Low-carbon economic dispatch of regional electro-thermal coupled system considering dynamic constraints of CHP units

Abstract

The flexibility modification of Combined Heat And Power (CHP) units can enable the units to have fast electric output regulation capability, respond to grid auxiliary frequency regulation, and enhance the operational flexibility of regional electric and thermal coupling systems. Compared with the CHP unit constraint model established by the vertex convex combination method, the CHP dynamic constraint in the form of differential equations established by the mechanism modeling can reflect the unit variable states in real time and facilitate the mastering of the unit operation status. With the objective of optimal dispatch cost of the regional electro-thermal coupled system considering the carbon trading process, a low-carbon economic dispatch model of the regional electro-thermal coupled system considering the CHP dynamic constraint is established.
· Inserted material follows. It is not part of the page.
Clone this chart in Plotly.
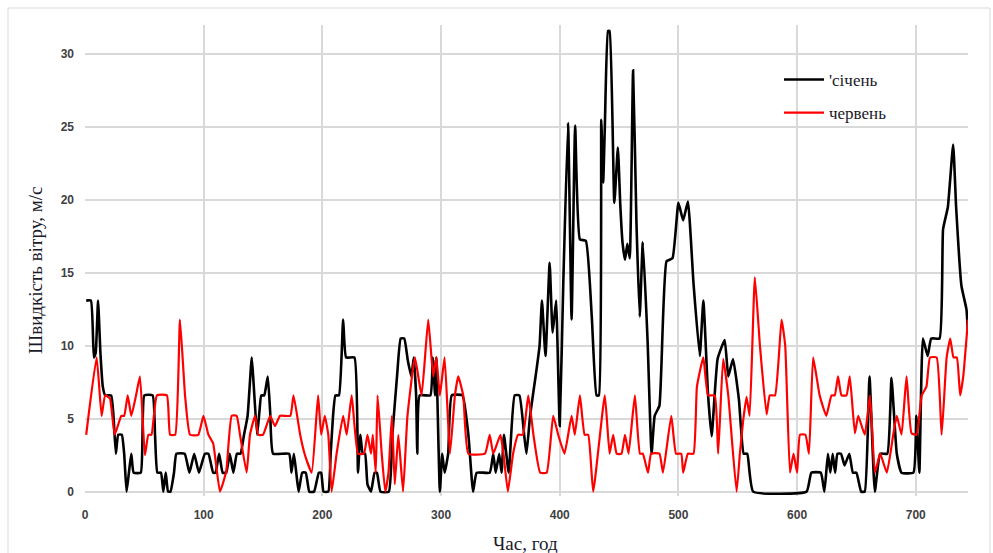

Based on the sequential method framework, the finite element orthogonal configuration method is used to discrete the differential algebraic equations of the simulation layer, and the improved adaptive differential evolution algorithm is used to solve the nonlinear planning problem of the optimization layer. The algorithm verifies that the finite element orthogonal configuration method can obtain more accurate results with fewer discrete points, improve the solution speed, and verify that the CHP unit with fast electric output regulation can effectively improve the low-carbon operation of the system, which is also beneficial to the safe and stable operation of the unit.